# Дребезжат язычки



## smokingjazz (4 Янв 2018)

Здравствуйте, уважаемые завсегдатаи форума! 
Достался мне от знакомых неигранный Meteor домашнего хранения 85 г.в. Сам я не аккордионист, но инструмент увлек, и после моего первого Ориона звук кажется просто божественным. Шикарно строит и насыщенно звучит. Но есть одно но - дребезг язычков после затухания голоса. То есть идет чистая нота и в конце после затухание такое длительное металлическое "бееееууу", навроде инструмента народов чукотки. В той или иной мере данный эффект проявляется на всех нотах. Поштудировал форумы, ознакомился с конструкцией аккордеона - решил провести ревизию. До меня, судя по всему, "под капот" никто не лазил. Единственное, что меня не устроило - прижим планок с голосами - ну оно и понятно - со временем прокладки поусохлись. Но дело оказалось не в этом. Дальше внимательно оглядел и пошатал крепление голосов воском - визуально никаких трешин нет, ничего не шевелится. Грязи и налета на язычках и отверстиях под них нет. Клапанны хорошо прилегают. Пробовал дуть в планку - дребезг после чистой ноты почти на каждом голосе, что на вдув, что на выдув. Язычки ровные, углы выставлены правильно, зазоры хоть и маленькие - на взгляд составляют всего лишь 0,05-0,1, но одинаковые - язычок при незначительном надавливании свободно проходит в отверстие голоса. Что же это может быть? Плохая клепка? Или это вообще какой-то заводской брак. Хотелось бы привести этот инструмент к жизни своими силами или через мастера.
И, если все-таки мои предположения верны, и это клепки - возможно ли доклепать их, не снимая голоса с плашки? Потребуется ли настройка, после усления клепок?
Или это все-таки восковое крепление рассохлось - судя по видео с ютуба, это должно быть видно визуально, но, может, это совсем в плачевных случаях? Опять таки, на ютубе все "перевоскуют" паяльником - не проще ли и аккуратней это сделать паяльным феном с тонкой насадкой? Тогда какую температуру выставить, чтобы не повредить пластик и одновременно хорошо прогреть воск?
Еще после внимательно изучения заметил, что дребезжат оба язычка на голосе одновременно, несмотря на то, какой из них участвует в формировании звука.

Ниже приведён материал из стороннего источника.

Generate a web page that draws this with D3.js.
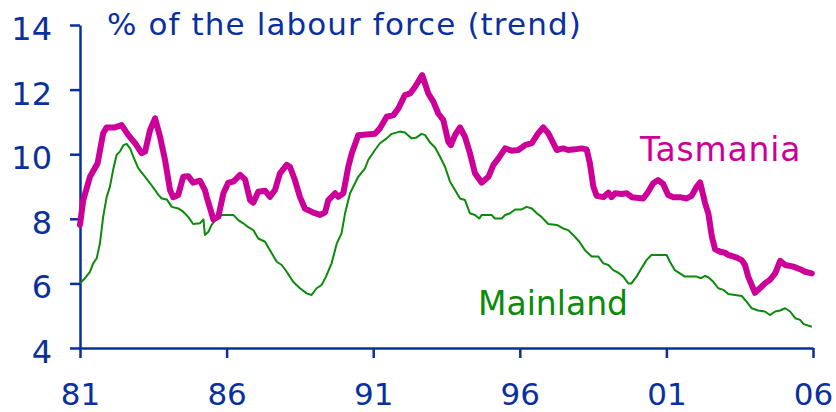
<!DOCTYPE html>
<html>
<head>
<meta charset="utf-8">
<script src="https://cdn.jsdelivr.net/npm/d3@7"></script>
<style>
  body { margin: 0; background: #fff; }
  svg { display: block; font-family: "DejaVu Sans", Verdana, sans-serif; }
</style>
</head>
<body>
<svg width="836" height="412"></svg>
<script>
// unemployment rate, % of the labour force (trend)
const tasYears = [1981.0, 1981.11, 1981.34, 1981.6, 1981.79, 1981.91, 1982.19, 1982.42, 1982.65, 1982.88,
  1983.1, 1983.22, 1983.39, 1983.56, 1983.73, 1983.9, 1984.07, 1984.18, 1984.35, 1984.52,
  1984.69, 1984.86, 1985.09, 1985.26, 1985.32, 1985.55, 1985.72, 1985.89, 1986.06, 1986.23,
  1986.46, 1986.63, 1986.8, 1986.91, 1987.08, 1987.31, 1987.48, 1987.65, 1987.82, 1988.05,
  1988.16, 1988.33, 1988.5, 1988.67, 1988.96, 1989.19, 1989.36, 1989.47, 1989.7, 1989.81,
  1989.98, 1990.15, 1990.27, 1990.49, 1991.06, 1991.23, 1991.46, 1991.69, 1991.86, 1992.08,
  1992.26, 1992.43, 1992.67, 1992.88, 1993.05, 1993.22, 1993.39, 1993.56, 1993.65, 1993.79,
  1993.96, 1994.13, 1994.3, 1994.47, 1994.7, 1994.93, 1995.1, 1995.27, 1995.5, 1995.72,
  1995.95, 1996.18, 1996.41, 1996.63, 1996.8, 1996.97, 1997.26, 1997.48, 1997.65, 1997.88,
  1998.11, 1998.28, 1998.39, 1998.51, 1998.62, 1998.85, 1999.02, 1999.13, 1999.25, 1999.48,
  1999.65, 1999.82, 2000.21, 2000.38, 2000.55, 2000.72, 2000.89, 2001.06, 2001.24, 2001.46,
  2001.69, 2001.86, 2002.03, 2002.15, 2002.32, 2002.43, 2002.55, 2002.66, 2002.83, 2003.0,
  2003.11, 2003.4, 2003.57, 2003.68, 2003.79, 2004.02, 2004.19, 2004.36, 2004.53, 2004.71,
  2004.88, 2005.05, 2005.33, 2005.56, 2005.73, 2005.96];
const tasValues = [7.81, 8.58, 9.3, 9.72, 10.65, 10.83, 10.83, 10.9, 10.59, 10.34,
  10.03, 10.08, 10.75, 11.11, 10.54, 9.82, 8.89, 8.67, 8.74, 9.3,
  9.32, 9.12, 9.18, 8.89, 8.68, 7.98, 8.07, 8.79, 9.12, 9.15,
  9.36, 9.22, 8.58, 8.5, 8.84, 8.87, 8.68, 8.89, 9.41, 9.67,
  9.61, 9.2, 8.68, 8.32, 8.19, 8.12, 8.2, 8.58, 8.79, 8.68,
  8.79, 9.61, 10.03, 10.59, 10.63, 10.8, 11.16, 11.21, 11.42, 11.83,
  11.88, 12.09, 12.45, 11.88, 11.63, 11.26, 11.06, 10.39, 10.28, 10.59,
  10.83, 10.54, 10.03, 9.41, 9.12, 9.3, 9.67, 9.87, 10.18, 10.11,
  10.13, 10.28, 10.34, 10.65, 10.83, 10.65, 10.13, 10.18, 10.13, 10.15,
  10.18, 10.15, 9.72, 8.99, 8.71, 8.67, 8.81, 8.67, 8.79, 8.77,
  8.79, 8.67, 8.63, 8.84, 9.1, 9.2, 9.08, 8.74, 8.67, 8.67,
  8.63, 8.71, 8.99, 9.13, 8.48, 8.17, 7.45, 7.06, 6.98, 6.95,
  6.88, 6.8, 6.72, 6.57, 6.21, 5.71, 5.85, 6.0, 6.11, 6.31,
  6.7, 6.57, 6.52, 6.44, 6.36, 6.31];

const mainYears = [1981.0, 1981.17, 1981.34, 1981.45, 1981.57, 1981.68, 1981.79, 1981.91, 1982.02, 1982.14,
  1982.25, 1982.36, 1982.48, 1982.59, 1982.71, 1982.82, 1982.99, 1983.22, 1983.39, 1983.56,
  1983.67, 1983.79, 1983.96, 1984.13, 1984.35, 1984.52, 1984.69, 1984.86, 1985.09, 1985.21,
  1985.26, 1985.38, 1985.49, 1985.66, 1985.83, 1986.23, 1986.4, 1986.57, 1986.74, 1986.91,
  1987.08, 1987.31, 1987.54, 1987.71, 1987.88, 1988.05, 1988.27, 1988.5, 1988.73, 1988.9,
  1989.07, 1989.24, 1989.39, 1989.58, 1989.76, 1989.92, 1990.04, 1990.21, 1990.38, 1990.49,
  1990.72, 1990.83, 1991.06, 1991.23, 1991.46, 1991.63, 1991.91, 1992.08, 1992.31, 1992.48,
  1992.65, 1992.77, 1992.94, 1993.11, 1993.28, 1993.45, 1993.62, 1993.79, 1993.96, 1994.13,
  1994.3, 1994.47, 1994.62, 1994.7, 1995.04, 1995.15, 1995.38, 1995.5, 1995.67, 1995.84,
  1996.06, 1996.23, 1996.41, 1996.58, 1996.74, 1996.97, 1997.26, 1997.48, 1997.65, 1997.82,
  1998.03, 1998.22, 1998.45, 1998.68, 1998.85, 1999.02, 1999.19, 1999.36, 1999.53, 1999.7,
  1999.81, 1999.98, 2000.15, 2000.32, 2000.49, 2001.01, 2001.12, 2001.29, 2001.46, 2001.63,
  2002.03, 2002.18, 2002.32, 2002.43, 2002.6, 2002.77, 2002.94, 2003.11, 2003.34, 2003.57,
  2003.74, 2003.91, 2004.13, 2004.36, 2004.53, 2004.71, 2004.88, 2005.05, 2005.22, 2005.4,
  2005.56, 2005.68, 2005.96];
const mainValues = [6.0, 6.16, 6.36, 6.62, 6.78, 7.24, 8.06, 8.68, 8.99, 9.56,
  9.98, 10.08, 10.28, 10.32, 10.18, 9.92, 9.56, 9.3, 9.1, 8.89,
  8.74, 8.63, 8.6, 8.37, 8.32, 8.22, 8.06, 7.84, 7.86, 7.98,
  7.5, 7.6, 7.81, 8.01, 8.12, 8.12, 7.96, 7.86, 7.74, 7.65,
  7.39, 7.29, 6.93, 6.67, 6.57, 6.36, 6.05, 5.85, 5.69, 5.64,
  5.85, 5.95, 6.21, 6.62, 7.24, 7.55, 8.17, 8.79, 9.1, 9.3,
  9.56, 9.82, 10.13, 10.34, 10.49, 10.63, 10.7, 10.67, 10.49, 10.52,
  10.63, 10.59, 10.36, 10.21, 9.92, 9.61, 9.15, 8.89, 8.63, 8.58,
  8.17, 8.12, 8.01, 8.12, 8.12, 8.01, 8.01, 8.12, 8.17, 8.29,
  8.29, 8.37, 8.32, 8.17, 8.06, 7.84, 7.81, 7.7, 7.65, 7.5,
  7.29, 7.03, 6.83, 6.83, 6.62, 6.57, 6.41, 6.33, 6.21, 6.0,
  6.0, 6.21, 6.47, 6.72, 6.88, 6.88, 6.67, 6.41, 6.31, 6.21,
  6.21, 6.16, 6.23, 6.19, 6.05, 5.85, 5.8, 5.67, 5.64, 5.61,
  5.43, 5.23, 5.16, 5.13, 5.02, 5.13, 5.16, 5.23, 5.13, 4.92,
  4.87, 4.74, 4.66];

const xTickYears = [1981, 1986, 1991, 1996, 2001, 2006];
const xTickLabels = ["81", "86", "91", "96", "01", "06"];
const yTicks = [4, 6, 8, 10, 12, 14];

const blue = "#0a2f9e";
const magenta = "#cc0099";
const green = "#0b8a0b";

const svg = d3.select("svg");

const x = d3.scaleLinear().domain([1981, 2006]).range([80, 813]);
const y = d3.scaleLinear().domain([4, 14]).range([348, 25]);

const tas = tasYears.map((t, i) => ({ t: t, v: tasValues[i] }));
const main = mainYears.map((t, i) => ({ t: t, v: mainValues[i] }));

const line = d3.line()
  .x(d => x(d.t))
  .y(d => y(d.v));

// axes
const yAxis = svg.append("g")
  .attr("transform", "translate(80,0)")
  .call(d3.axisLeft(y).tickValues(yTicks).tickSize(10).tickSizeOuter(0).tickPadding(18));

const xAxis = svg.append("g")
  .attr("transform", "translate(0,348)")
  .call(d3.axisBottom(x).tickValues(xTickYears).tickSize(10).tickSizeOuter(0)
    .tickFormat((d, i) => xTickLabels[i]));

[yAxis, xAxis].forEach(g => {
  g.selectAll("path, line").attr("stroke", blue).attr("stroke-width", 2.5);
  g.selectAll("text")
    .attr("fill", blue)
    .style("font-family", "'DejaVu Sans', Verdana, sans-serif")
    .style("font-size", "32px");
});
yAxis.selectAll("text").attr("dy", "0.45em");
// x labels sit close to the bottom edge, as in the original
xAxis.selectAll("text").attr("y", 57).attr("dy", null).style("font-size", "31px");

// series
svg.append("path")
  .datum(main)
  .attr("fill", "none")
  .attr("stroke", green)
  .attr("stroke-width", 2)
  .attr("stroke-linejoin", "round")
  .attr("d", line);

svg.append("path")
  .datum(tas)
  .attr("fill", "none")
  .attr("stroke", magenta)
  .attr("stroke-width", 6)
  .attr("stroke-linejoin", "round")
  .attr("stroke-linecap", "round")
  .attr("d", line);

// labels
svg.append("text")
  .attr("x", 107)
  .attr("y", 35)
  .attr("fill", blue)
  .style("font-size", "31px")
  .style("letter-spacing", "1.1px")
  .text("% of the labour force (trend)");

svg.append("text")
  .attr("x", 640)
  .attr("y", 161)
  .attr("fill", magenta)
  .style("font-size", "33px")
  .style("letter-spacing", "0.8px")
  .text("Tasmania");

svg.append("text")
  .attr("x", 478)
  .attr("y", 315)
  .attr("fill", green)
  .style("font-size", "33px")
  .text("Mainland");
</script>
</body>
</html>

Заранее огромное спасибо за участие!
Если посоветуете мастера или напишите в личные сообщения со своим предложением о помощи, буду признателен. Желательно указать стоимость услуги и объем необходимых работ.


----------



## levsha34 (4 Янв 2018)

После закрытия клапана (отпускания клавиши) голоса сравнительно больших размеров продолжают вибрировать и немного могут стучать о проемные клапана. Проблема ваша , скорее всего не проблема. Про клёпки и заливку забудьте, это тут не при чем. Просто там Метеоры насквозь пластиковые и гораздо слышнее все эти послезвучия.


----------



## smokingjazz (4 Янв 2018)

чето я бы не сказал, что это не проблемавот, записал звук - https://youtu.be/AnwoyCC-Xgg


----------



## MikhailOlegovich (4 Янв 2018)

Соглашусь с мнением Levsha34 это не проблема и исправлять ее нет нужды, при постоянной игре эти звуки слышны не будут. Да и инструмент не концертный, а как уже сказали пластиковый! Мне кажется стоит оставить все как есть.
У нас была похожая проблема, только на Юпитере и там действительно голосник цеплял края своего клапана и соответственно получалось дребезжание, исправлять это не так просто, нужно точно погонять голосник обратно, а это делается при наклепке, иначе эта проблема будет вылазить постоянно!


----------



## smokingjazz (4 Янв 2018)

MikhailOlegovich писал:


> Соглашусь с мнением...


вы видео посмотрели? раздражает пипец этот звук.. на задрипанном Орионе такого не было..


----------



## Kuzalogly (4 Янв 2018)

Соглашусь почти со всеми участниками.

Речь о урезанном Метеоре, судя по видео. Но об этом- позже.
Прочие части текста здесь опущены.